The UK government sees schools as a weapon in its war against feckless parents and feral children.
Like a bizarre twist in a Philip Pullman novel, the educational fraternity has been fearfully scurrying around after news broke that the new education minister is a member of a mysterious religious sect. But the revelation that Ruth Kelly belongs to Opus Dei has shed no light on her suitability as custodian of the nation's schools. It is likely that she is more of a political pragmatist than a missionary doing God's work. Rather than trying to banish sex education from the classroom (1), the new education minister has bad behaviour on her mind.
On the face of it, Kelly is right to be concerned about indiscipline in our schools. If David Bell, the government's chief inspector for schools, is to be believed, behaviour in English schools is in decline. In his recent report (2), Bell declared that nine per cent of English schools are failing to maintain basic standards of discipline and behaviour, compared with five per cent a year ago (3). A National Audit Office report also criticised the government's effectiveness in tackling truancy in schools (4). The stubborn refusal of truancy rates to decline over the past eight years despite the government spending £885million on attendance initiatives, has brought into sharp focus the 50,000 pupils a day who bunk off.
It is easy to criticise Ruth Kelly's sudden focus on school discipline as crude electioneering (5). Her pronouncement of a policy of 'zero tolerance' on poor behaviour was a direct response to the Tory Party's election publicity, with an unsightly scramble to see who can sound toughest on schools in the run-up to the election.
Yet now the gloves are coming off, what is revealed is a deep-seated lack of belief in education as an end in itself. Instead, the government sees schools as a blunt weapon in a war against what it sees as feckless parents and feral children. Education policy has become part of a wider attempt to control people's behaviour. The most important recent policy initiatives in regard to education are located in the Anti-Social Behaviour Act of 2003 (6). The act gives head teachers the authority to fine parents and issue parenting orders forcing them to attend counselling. More recently, schools have been given responsibility for policing pupils' diet by waging war on chips and fizzy drinks. Policing behaviour has completely overshadowed education as the government's priority for schools.
Schools are being used to try and hold fragmenting communities together. Many are opening classroom doors to innumerable social workers, counsellors and the police. The pressure on schools to act as vehicles for solving street crime, drug taking and controlling wayward parents is misplaced and itself a source of tension. Only a few head teachers have adopted the voluntary random drug testing suggested by the previous education minister, Charles Clarke – some head teachers understandably look upon this as a confrontational and authoritarian approach to take with young people. However, this is exactly the direction in which schools are being pushed.
For teachers, the classroom has become a problem of control rather than education. The only training most teachers get these days is on basic behaviour control techniques. Teachers are being told to focus on the petty aspects of misbehaviour, such as poor uniform and playing with mobile phones, and so on.

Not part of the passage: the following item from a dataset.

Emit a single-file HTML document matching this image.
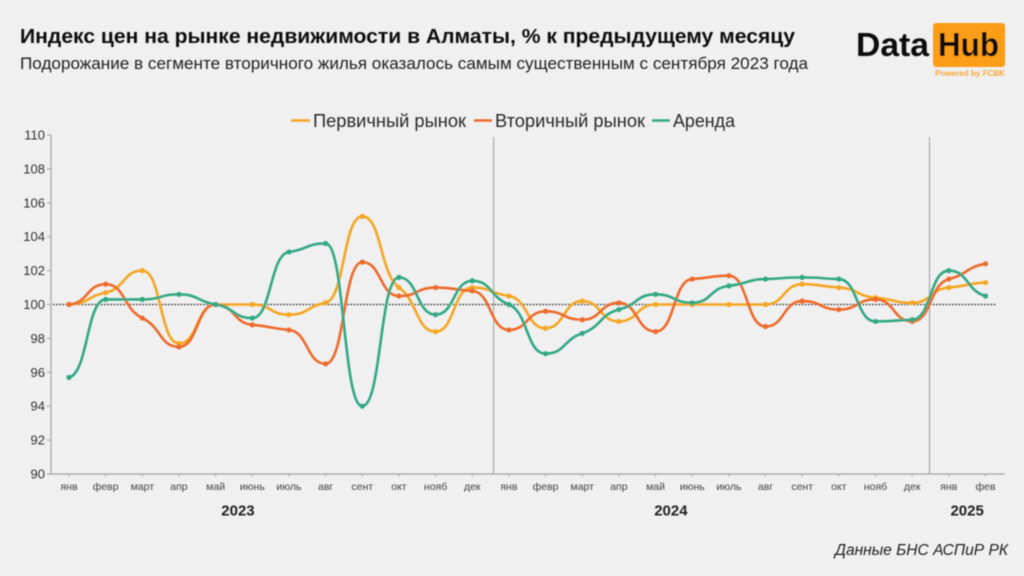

Adopting a 'three strikes and you're out' approach, teachers are expected to patrol the schoolyard giving out yellow cards like deranged football referees.
Tackling the poor behaviour of pupils has always been a function of schools. Yet to make behaviour the central focus of education policy makes it clear that politicians have no real interest in education for its own sake. The collapse of belief in the intrinsic value of subject knowledge has created a vacuum at the centre of education policy into which politicians can bring their agenda. It is revealing that the Tomlinson Report published last year suggested reducing the core content of GSCEs dramatically, and emphasised work-based learning as opposed to academic study (7). Tomlinson is just reflecting the educational establishment's lack of a positive vision of what education can achieve. In this climate it is not surprising that teachers hold little authority over young people.
Attendance has now been raised to new heights in the agenda of every school. Pupils are more likely to be celebrated for just coming to school, with head teachers being encouraged to give prizes for good attendance. When you send little Rebecca to school you may discover her returning home with a cash reward if she manages a whole term without any absences (8). Even the sixth form, the traditional retreat of the academic student, has succumbed. The extension of the educational maintenance award (EMA) scheme across the country in 2004 has meant that instead of dealing with intellectual questions from aspiring academics at the end of class, a typical sixth-form lesson ends with the teacher filling out a plethora of EMA claims forms (9).
I suspect a sizeable percentage of sixth form students are now just turning up for the cash £30 a week. It is enough to make me wonder why I bother turning up to school myself.